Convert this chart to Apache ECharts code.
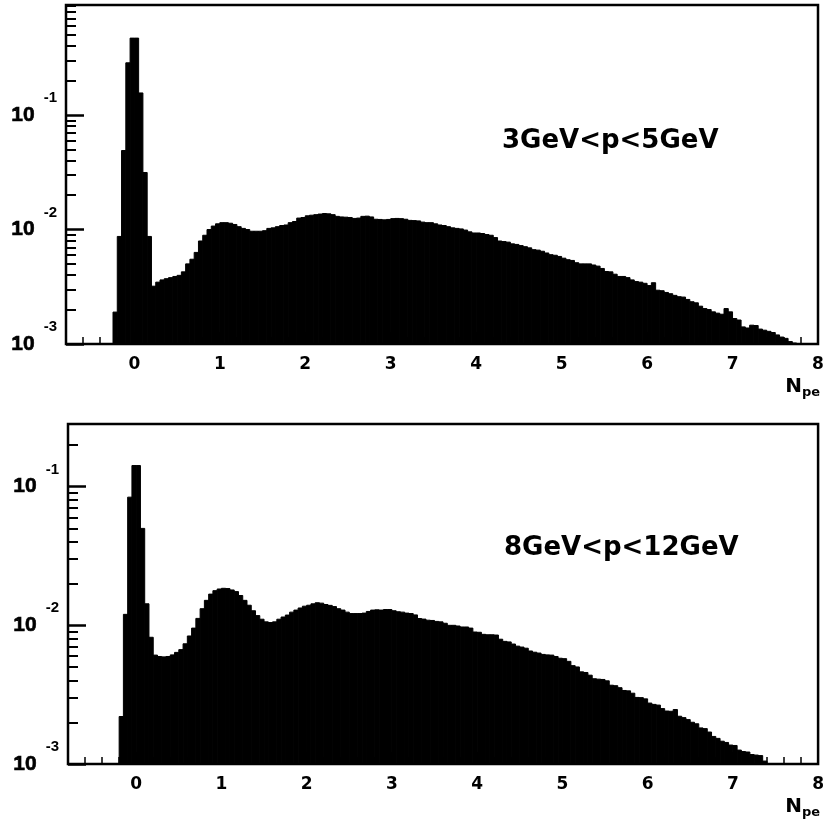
<!DOCTYPE html>
<html>
<head>
<meta charset="utf-8">
<script src="https://cdn.jsdelivr.net/npm/echarts@6/dist/echarts.min.js"></script>
<style>
  html, body { margin: 0; padding: 0; background: #fff; }
  #chart { width: 827px; height: 832px; }
</style>
</head>
<body>
<div id="chart"></div>
<script>
// ---- data ----
const binStart = -0.25;   // lower edge of first bin
const binWidth = 0.05;    // N_pe bin width

// 3 GeV < p < 5 GeV  (top panel)
const countsLowP = [
  0.0019, 0.0087, 0.049, 0.286, 0.47, 0.47, 0.156, 0.0315, 0.0087, 0.0032,
  0.00347, 0.00363, 0.00372, 0.0038, 0.00389, 0.00398, 0.00427, 0.00501, 0.0055, 0.00631,
  0.00794, 0.00891, 0.0100, 0.01072, 0.01122, 0.01148, 0.01148, 0.01135, 0.01107, 0.01059,
  0.01023, 0.0100, 0.00966, 0.00966, 0.00966, 0.00977, 0.01023, 0.01035, 0.01059, 0.01084,
  0.01096, 0.01148, 0.01175, 0.01259, 0.01274, 0.01318, 0.01334, 0.01349, 0.01365, 0.0138,
  0.01371, 0.01349, 0.01303, 0.01288, 0.01282, 0.01274, 0.0125, 0.01259, 0.01303, 0.01309,
  0.01288, 0.0123, 0.01225, 0.01216, 0.01225, 0.01245, 0.0125, 0.01245, 0.0123, 0.01202,
  0.01197, 0.01189, 0.01161, 0.01148, 0.01148, 0.01122, 0.01096, 0.01084, 0.01059, 0.01035,
  0.01023, 0.01012, 0.00989, 0.00955, 0.00933, 0.00933, 0.00923, 0.00904, 0.00891, 0.00851,
  0.00794, 0.00785, 0.00776, 0.0075, 0.00741, 0.00724, 0.00708, 0.00692, 0.00667, 0.00661,
  0.00646, 0.00624, 0.00603, 0.00596, 0.00582, 0.00562, 0.00545, 0.00537, 0.00513, 0.00501,
  0.00501, 0.00501, 0.0049, 0.00479, 0.00457, 0.0043, 0.00427, 0.00407, 0.00389, 0.00389,
  0.0038, 0.00363, 0.00351, 0.00347, 0.00339, 0.00324, 0.00343, 0.00295, 0.00292, 0.00282,
  0.00275, 0.00266, 0.00259, 0.00257, 0.00245, 0.00234, 0.00229, 0.00214, 0.00204, 0.0020,
  0.00191, 0.00186, 0.00182, 0.00204, 0.00191, 0.00167, 0.00162, 0.00141, 0.00138, 0.00146,
  0.00145, 0.00135, 0.00132, 0.00129, 0.00126, 0.0012, 0.00115, 0.00112, 0.00105, 0.00102
];

// 8 GeV < p < 12 GeV  (bottom panel)
const countsHighP = [
  0, 0.0022, 0.012, 0.084, 0.142, 0.142, 0.05, 0.0143, 0.0082, 0.0061,
  0.00596, 0.00592, 0.00596, 0.00612, 0.00638, 0.00668, 0.00736, 0.00838, 0.00955, 0.01122,
  0.01318, 0.01514, 0.01679, 0.01778, 0.01828, 0.01849, 0.01841, 0.01799, 0.0175, 0.01641,
  0.01514, 0.01396, 0.01274, 0.01175, 0.01107, 0.01059, 0.01047, 0.01059, 0.01107, 0.01148,
  0.01186, 0.01245, 0.01288, 0.01334, 0.01374, 0.01396, 0.01429, 0.01455, 0.01445, 0.01413,
  0.01393, 0.01365, 0.01318, 0.01288, 0.01245, 0.01216, 0.01216, 0.01216, 0.01225, 0.01259,
  0.01288, 0.01294, 0.01288, 0.0130, 0.0130, 0.01274, 0.01253, 0.01245, 0.01225, 0.01216,
  0.01189, 0.0112, 0.01109, 0.01089, 0.01084, 0.01067, 0.01059, 0.01035, 0.0100, 0.0100,
  0.00989, 0.00973, 0.00973, 0.00955, 0.00895, 0.00891, 0.00861, 0.00855, 0.00855, 0.00851,
  0.00794, 0.00766, 0.00759, 0.00733, 0.00708, 0.00697, 0.00684, 0.00653, 0.0064, 0.00631,
  0.00617, 0.00612, 0.0061, 0.00596, 0.00579, 0.00575, 0.0055, 0.00512, 0.00501, 0.00462,
  0.00457, 0.00437, 0.00412, 0.00409, 0.00407, 0.00398, 0.0037, 0.00367, 0.00355, 0.00339,
  0.00337, 0.00324, 0.00302, 0.00301, 0.00295, 0.00275, 0.00269, 0.00266, 0.00251, 0.00241,
  0.0024, 0.00247, 0.00221, 0.00216, 0.00209, 0.0020, 0.00195, 0.00182, 0.0018, 0.0017,
  0.00158, 0.00153, 0.00146, 0.00143, 0.00137, 0.00136, 0.00126, 0.00123, 0.00122, 0.00117,
  0.00116, 0.00115, 0.00105
];

const panelTitles = ['3GeV<p<5GeV', '8GeV<p<12GeV'];
const xMin = -0.8, xMax = 8;
const yMin = 0.001;
const yMaxes = [0.915, 0.283];
const xMajorTicks = [0, 1, 2, 3, 4, 5, 6, 7, 8];
const xMinorTicks = [-0.6, -0.4, -0.2, 0.2, 0.4, 0.6, 0.8, 1.2, 1.4, 1.6, 1.8, 2.2, 2.4, 2.6, 2.8,
  3.2, 3.4, 3.6, 3.8, 4.2, 4.4, 4.6, 4.8, 5.2, 5.4, 5.6, 5.8, 6.2, 6.4, 6.6, 6.8, 7.2, 7.4, 7.6, 7.8];
const yMajorTicks = [0.001, 0.01, 0.1];
const yMinorTicks = [0.002, 0.003, 0.004, 0.005, 0.006, 0.007, 0.008, 0.009,
  0.02, 0.03, 0.04, 0.05, 0.06, 0.07, 0.08, 0.09,
  0.2, 0.3, 0.4, 0.5, 0.6, 0.7, 0.8, 0.9];

// ---- chart ----
const FONT = 'DejaVu Sans';
const NUMFONT = 'Liberation Sans';
const chart = echarts.init(document.getElementById('chart'), null, { renderer: 'canvas' });

function histData(counts) {
  const out = [];
  counts.forEach((c, i) => {
    if (c > 0) {
      const lo = +(binStart + i * binWidth).toFixed(4);
      out.push([lo, +(lo + binWidth).toFixed(4), c]);
    }
  });
  return out;
}

const grids = [
  { left: 66, top: 5, width: 752, height: 339 },
  { left: 68, top: 424, width: 752, height: 340 }
];

const xAxes = [], yAxes = [], series = [];
grids.forEach((g, k) => {
  const maxY = yMaxes[k];
  xAxes.push({
    type: 'value', gridIndex: k, min: xMin, max: xMax, position: 'bottom',
    name: '{n|N}{s|pe}', nameLocation: 'end', nameGap: 2,
    nameTextStyle: {
      align: 'right', verticalAlign: 'top', padding: [30, 0, 0, 0],
      rich: {
        n: { fontFamily: FONT, fontWeight: 'bold', fontSize: 20, color: '#000' },
        s: { fontFamily: FONT, fontWeight: 'bold', fontSize: 13, color: '#000', padding: [12, 0, 0, 0] }
      }
    },
    axisLine: { show: false, onZero: false },
    splitLine: { show: false },
    axisTick: { show: true, inside: true, length: 12, customValues: xMajorTicks, lineStyle: { color: '#000', width: 2 } },
    axisLabel: { customValues: xMajorTicks, margin: 12, fontFamily: FONT, fontWeight: 'bold', fontSize: 17, color: '#000' }
  });
  xAxes.push({
    type: 'value', gridIndex: k, min: xMin, max: xMax, position: 'bottom',
    axisLine: { show: false, onZero: false }, splitLine: { show: false },
    axisTick: { show: true, inside: true, length: 7, customValues: xMinorTicks, lineStyle: { color: '#000', width: 1.5 } },
    axisLabel: { show: false }
  });
  yAxes.push({
    type: 'log', logBase: 10, gridIndex: k, min: yMin, max: maxY, position: 'left',
    axisLine: { show: false, onZero: false }, splitLine: { show: false },
    axisTick: { show: true, inside: true, length: 18, customValues: yMajorTicks, lineStyle: { color: '#000', width: 2.5 } },
    axisLabel: {
      customValues: yMajorTicks, margin: 9,
      formatter: v => '{b|10}{s|' + Math.round(Math.log10(v)) + '}',
      rich: {
        b: { fontFamily: NUMFONT, fontWeight: 'bold', fontSize: 21, color: '#000', textBorderColor: '#000', textBorderWidth: 0.6 },
        s: { fontFamily: NUMFONT, fontWeight: 'bold', fontSize: 15, color: '#000', padding: [0, 0, 34, 9] }
      }
    }
  });
  yAxes.push({
    type: 'log', logBase: 10, gridIndex: k, min: yMin, max: maxY, position: 'left',
    axisLine: { show: false, onZero: false }, splitLine: { show: false },
    axisTick: { show: true, inside: true, length: 10, customValues: yMinorTicks.filter(v => v < maxY), lineStyle: { color: '#000', width: 2 } },
    axisLabel: { show: false }
  });
  const counts = k === 0 ? countsLowP : countsHighP;
  series.push({
    type: 'custom', xAxisIndex: 2 * k, yAxisIndex: 2 * k,
    encode: { x: [0, 1], y: 2 },
    clip: true,
    data: histData(counts),
    renderItem: (params, api) => {
      const p0 = api.coord([api.value(0), api.value(2)]);
      const p1 = api.coord([api.value(1), yMin]);
      return {
        type: 'rect',
        shape: { x: p0[0], y: p0[1], width: p1[0] - p0[0], height: p1[1] - p0[1] },
        style: { fill: '#000', stroke: '#000', lineWidth: 1 }
      };
    },
    silent: true
  });
});

const option = {
  backgroundColor: '#fff',
  animation: false,
  grid: grids.map(g => Object.assign({ show: true, borderColor: '#000', borderWidth: 2.5, backgroundColor: 'transparent' }, g)),
  xAxis: xAxes,
  yAxis: yAxes,
  title: [
    { text: panelTitles[0], left: 497, top: 123, textStyle: { fontFamily: FONT, fontWeight: 'bold', fontSize: 26, color: '#000' } },
    { text: panelTitles[1], left: 499, top: 530, textStyle: { fontFamily: FONT, fontWeight: 'bold', fontSize: 26, color: '#000' } }
  ],
  series: series
};
chart.setOption(option);
</script>
</body>
</html>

**TASK BRIEF**
Begin at the top of the material above and output each line exactly, stopping after the line that holds "const binWidth = 0.05;". Leave out pictures.

**WRITTEN ANSWER**
Convert this chart to Apache ECharts code.
<!DOCTYPE html>
<html>
<head>
<meta charset="utf-8">
<script src="https://cdn.jsdelivr.net/npm/echarts@6/dist/echarts.min.js"></script>
<style>
  html, body { margin: 0; padding: 0; background: #fff; }
  #chart { width: 827px; height: 832px; }
</style>
</head>
<body>
<div id="chart"></div>
<script>
// ---- data ----
const binStart = -0.25;   // lower edge of first bin
const binWidth = 0.05;    // N_pe bin width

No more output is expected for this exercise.